**The input:**
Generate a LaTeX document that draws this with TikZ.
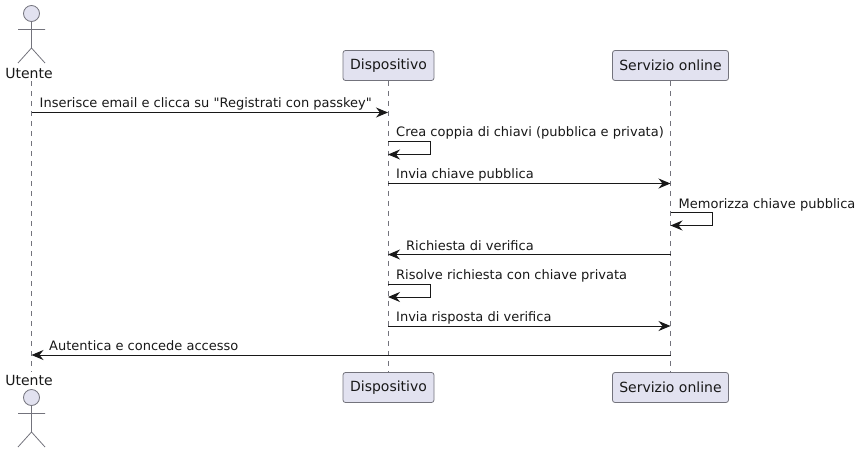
\documentclass[tikz,border=0pt]{standalone}
\usepackage{fontspec}
\newfontfamily\plainfont{DejaVu Sans}
\usetikzlibrary{arrows.meta}
\definecolor{pfill}{HTML}{E2E2F0}
\definecolor{pline}{HTML}{73737C}
\definecolor{ink}{HTML}{181818}
\tikzset{
  x=1pt,y=-1pt,
  part/.style={draw=pline,fill=pfill,rounded corners=2.5pt,line width=0.8pt,minimum height=30pt,inner sep=0pt,text=ink,font=\plainfont\fontsize{14}{16}\selectfont,anchor=center},
  actname/.style={text=ink,font=\plainfont\fontsize{14}{16}\selectfont,inner sep=0pt,anchor=base},
  life/.style={draw=pline,line width=0.8pt,dash pattern=on 5pt off 5pt},
  figure/.style={draw=pline,line width=0.8pt},
  msg/.style={draw=ink,line width=1pt,-{Stealth[length=12pt,width=10pt,inset=4pt]}},
  lab/.style={text=ink,font=\plainfont\fontsize{13}{15}\selectfont,inner sep=0pt,anchor=base west}
}
\begin{document}
\begin{tikzpicture}
\useasboundingbox (0,0) rectangle (860,453);
% participants
\node[part,minimum width=91pt] (dt) at (388.5,65.5) {Dispositivo};
\node[part,minimum width=116pt] (st) at (670.5,65.5) {Servizio online};
\node[part,minimum width=91pt] (db) at (388.5,387.5) {Dispositivo};
\node[part,minimum width=116pt] (sb) at (670.5,387.5) {Servizio online};
\node[actname] (ut) at (29,78.5) {Utente};
\node[actname] (ub) at (29,385.5) {Utente};
% lifelines
\coordinate (ul1) at (31.5,81);
\coordinate (ul2) at (31.5,372);
\draw[life] (ul1) -- (ul2);
\draw[life] (dt.south) -- (db.north);
\draw[life] (st.south) -- (sb.north);
% actors
\draw[figure,fill=pfill] (31.5,13.5) circle (8);
\draw[figure] (31.5,21.5) -- (31.5,48) (18,29.5) -- (45,29.5) (18,63) -- (31.5,48) -- (45,63);
\draw[figure,fill=pfill] (31.5,397.5) circle (8);
\draw[figure] (31.5,405.5) -- (31.5,432) (18,413.5) -- (45,413.5) (18,447) -- (31.5,432) -- (45,447);
% message anchors
\coordinate (a1) at (31.5,112.5);  \coordinate (b1) at (388,112.5);
\coordinate (b3) at (388,183.5);   \coordinate (c3) at (670.5,183.5);
\coordinate (b5) at (388,254.5);   \coordinate (c5) at (670.5,254.5);
\coordinate (b7) at (388,326);     \coordinate (c7) at (670.5,326);
\coordinate (a8) at (31.5,355);    \coordinate (c8) at (670.5,355);
\coordinate (b2a) at (388,141.5);  \coordinate (b2b) at (388,154.5);
\coordinate (c4a) at (670.5,212.5);\coordinate (c4b) at (670.5,225.5);
\coordinate (b6a) at (388,284);    \coordinate (b6b) at (388,297);
% messages
\draw[msg] (a1) -- (b1);
\draw[msg] (b2a) -- ++(42.5,0) |- (b2b);
\draw[msg] (b3) -- (c3);
\draw[msg] (c4a) -- ++(42,0) |- (c4b);
\draw[msg] (c5) -- (b5);
\draw[msg] (b6a) -- ++(42.5,0) |- (b6b);
\draw[msg] (b7) -- (c7);
\draw[msg] (c8) -- (a8);
% labels
\node[lab] (l1) at (39.5,107) {Inserisce email e clicca su "Registrati con passkey"};
\node[lab] (l2) at (396,136) {Crea coppia di chiavi (pubblica e privata)};
\node[lab] (l3) at (396,178.5) {Invia chiave pubblica};
\node[lab] (l4) at (678.5,208) {Memorizza chiave pubblica};
\node[lab] (l5) at (406,250) {Richiesta di verifica};
\node[lab] (l6) at (396,279) {Risolve richiesta con chiave privata};
\node[lab] (l7) at (396,321) {Invia risposta di verifica};
\node[lab] (l8) at (49,350) {Autentica e concede accesso};
\end{tikzpicture}
\end{document}
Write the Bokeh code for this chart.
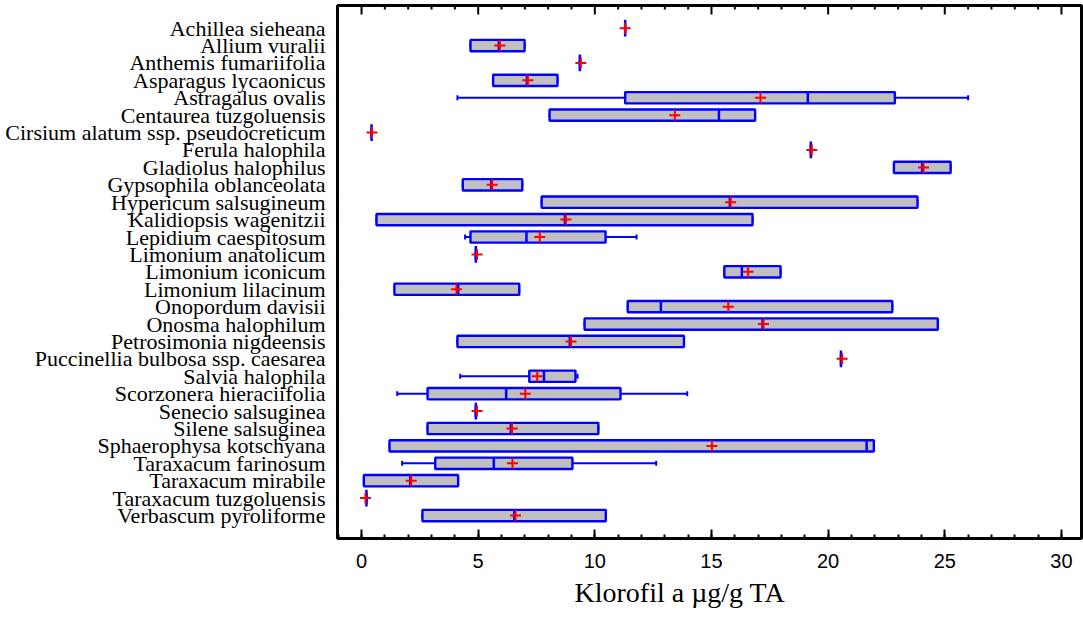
from bokeh.plotting import figure
from bokeh.models import Range1d, FixedTicker, ColumnDataSource, SingleIntervalTicker, Title
from bokeh.embed import file_html
from bokeh.resources import INLINE

species = ["Achillea sieheana", "Allium vuralii", "Anthemis fumariifolia", "Asparagus lycaonicus",
           "Astragalus ovalis", "Centaurea tuzgoluensis", "Cirsium alatum ssp. pseudocreticum",
           "Ferula halophila", "Gladiolus halophilus", "Gypsophila oblanceolata", "Hypericum salsugineum",
           "Kalidiopsis wagenitzii", "Lepidium caespitosum", "Limonium anatolicum", "Limonium iconicum",
           "Limonium lilacinum", "Onopordum davisii", "Onosma halophilum", "Petrosimonia nigdeensis",
           "Puccinellia bulbosa ssp. caesarea", "Salvia halophila", "Scorzonera hieraciifolia",
           "Senecio salsuginea", "Silene salsuginea", "Sphaerophysa kotschyana", "Taraxacum farinosum",
           "Taraxacum mirabile", "Taraxacum tuzgoluensis", "Verbascum pyroliforme"]
whisker_low = [11.30, 4.67, 9.36, 5.64, 4.11, 8.06, 0.43, 19.26, 22.82, 4.34, 7.72, 0.64, 4.44, 4.90, 15.55,
               1.41, 11.41, 9.56, 4.11, 20.55, 4.23, 1.53, 4.90, 2.83, 1.20, 1.74, 0.10, 0.21, 2.61]
q1 = [11.30, 4.67, 9.36, 5.64, 11.30, 8.06, 0.43, 19.26, 22.82, 4.34, 7.72, 0.64, 4.67, 4.90, 15.55,
      1.41, 11.41, 9.56, 4.11, 20.55, 7.19, 2.83, 4.90, 2.83, 1.20, 3.16, 0.10, 0.21, 2.61]
median = [11.30, 5.89, 9.36, 7.09, 19.13, 15.32, 0.43, 19.26, 24.03, 5.56, 15.79, 8.72, 7.07, 4.90, 16.30,
          4.14, 12.83, 17.19, 8.93, 20.55, 7.82, 6.20, 4.90, 6.40, 21.65, 5.67, 2.09, 0.21, 6.55]
q3 = [11.30, 6.99, 9.36, 8.40, 22.86, 16.87, 0.43, 19.26, 25.25, 6.89, 23.83, 16.76, 10.46, 4.90, 17.96,
      6.76, 22.75, 24.70, 13.82, 20.55, 9.17, 11.10, 4.90, 10.15, 21.96, 9.04, 4.14, 0.21, 10.47]
whisker_high = [11.30, 6.99, 9.36, 8.40, 26.00, 16.87, 0.43, 19.26, 25.25, 6.89, 23.83, 16.76, 11.79, 4.90, 17.96,
                6.76, 22.75, 24.70, 13.82, 20.55, 9.26, 13.96, 4.90, 10.15, 21.96, 12.63, 4.14, 0.21, 10.47]
mean = [11.30, 5.93, 9.40, 7.13, 17.10, 13.43, 0.45, 19.30, 24.09, 5.60, 15.82, 8.76, 7.64, 4.95, 16.57,
        4.07, 15.72, 17.23, 8.98, 20.60, 7.53, 7.02, 4.95, 6.45, 15.02, 6.47, 2.13, 0.17, 6.60]
x_major_ticks = [0, 5, 10, 15, 20, 25, 30]
x_minor_ticks = [v for v in range(0, 31) if v % 5 != 0]
x_title = "Klorofil a µg/g TA"

n = len(species)
ypos = [n - i for i in range(n)]
half_box = 0.325
med_half = [0.48 if abs(b - a) < 1e-9 else half_box for a, b in zip(q1, q3)]

src = ColumnDataSource(dict(
    y=ypos, lo=whisker_low, q1=q1, med=median, q3=q3, hi=whisker_high, mean=mean,
    yb=[v - half_box for v in ypos], yt=[v + half_box for v in ypos],
    mb=[v - h for v, h in zip(ypos, med_half)], mt=[v + h for v, h in zip(ypos, med_half)],
    cb=[v - 0.14 for v in ypos], ct=[v + 0.14 for v in ypos],
))

y_lo, y_hi = -0.32, 30.3
frame_h = 533.0
px = (y_hi - y_lo) / frame_h

p = figure(width=1083, height=619, output_backend="svg", toolbar_location=None,
           x_range=Range1d(-1.03, 30.86), y_range=Range1d(y_lo, y_hi),
           min_border_left=337, min_border_right=2, min_border_top=5, min_border_bottom=81)
p.grid.visible = False
p.outline_line_color = "black"
p.outline_line_width = 3
p.background_fill_color = "white"
p.border_fill_color = "white"

blue = "#0000FF"
# top-edge inward ticks
p.segment(x0=x_major_ticks, y0=[y_hi] * len(x_major_ticks), x1=x_major_ticks,
          y1=[y_hi - 9 * px] * len(x_major_ticks), line_color="black", line_width=2)
p.segment(x0=x_minor_ticks, y0=[y_hi] * len(x_minor_ticks), x1=x_minor_ticks,
          y1=[y_hi - 4 * px] * len(x_minor_ticks), line_color="black", line_width=2)
# whiskers
p.segment(x0="lo", y0="y", x1="q1", y1="y", source=src, line_color=blue, line_width=2)
p.segment(x0="q3", y0="y", x1="hi", y1="y", source=src, line_color=blue, line_width=2)
p.segment(x0="lo", y0="cb", x1="lo", y1="ct", source=src, line_color=blue, line_width=2)
p.segment(x0="hi", y0="cb", x1="hi", y1="ct", source=src, line_color=blue, line_width=2)
# boxes
p.quad(left="q1", right="q3", bottom="yb", top="yt", source=src,
       fill_color="#C0C0C0", line_color=blue, line_width=2.4)
# medians
p.segment(x0="med", y0="mb", x1="med", y1="mt", source=src, line_color=blue, line_width=2.5)
# means
p.scatter(x="mean", y="y", source=src, marker="cross", size=11, line_color="red", line_width=2)

ax = p.xaxis[0]
ax.ticker = SingleIntervalTicker(interval=5, num_minor_ticks=5)
ax.axis_line_color = None
ax.major_tick_in = 9
ax.major_tick_out = 0
ax.minor_tick_in = 4
ax.minor_tick_out = 0
ax.major_tick_line_width = 2
ax.minor_tick_line_width = 2
ax.major_tick_line_color = "black"
ax.minor_tick_line_color = "black"
ax.major_label_text_font = "Liberation Sans Narrow, Liberation Sans"
ax.major_label_text_font_size = "20px"
ax.major_label_text_color = "black"
ax.major_label_standoff = 15

ay = p.yaxis[0]
ay.ticker = FixedTicker(ticks=ypos)
ay.major_label_overrides = {y: s for y, s in zip(ypos, species)}
ay.axis_line_color = None
ay.major_tick_in = 0
ay.major_tick_out = 0
ay.minor_tick_in = 0
ay.minor_tick_out = 0
ay.major_label_text_font = "Liberation Serif"
ay.major_label_text_font_size = "22px"
ay.major_label_text_color = "black"
ay.major_label_standoff = 12

p.add_layout(Title(text=x_title, align="left", offset=237, text_font="Liberation Serif",
                   text_font_size="28px", text_font_style="normal", text_color="black",
                   standoff=8), "below")

open("out.html", "w").write(file_html(p, INLINE))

**Set task:**
Every line of the records that includes the word "this" should be gathered.

**Written reply:**
Generate a LaTeX document that draws this with TikZ.
Write the Bokeh code for this chart.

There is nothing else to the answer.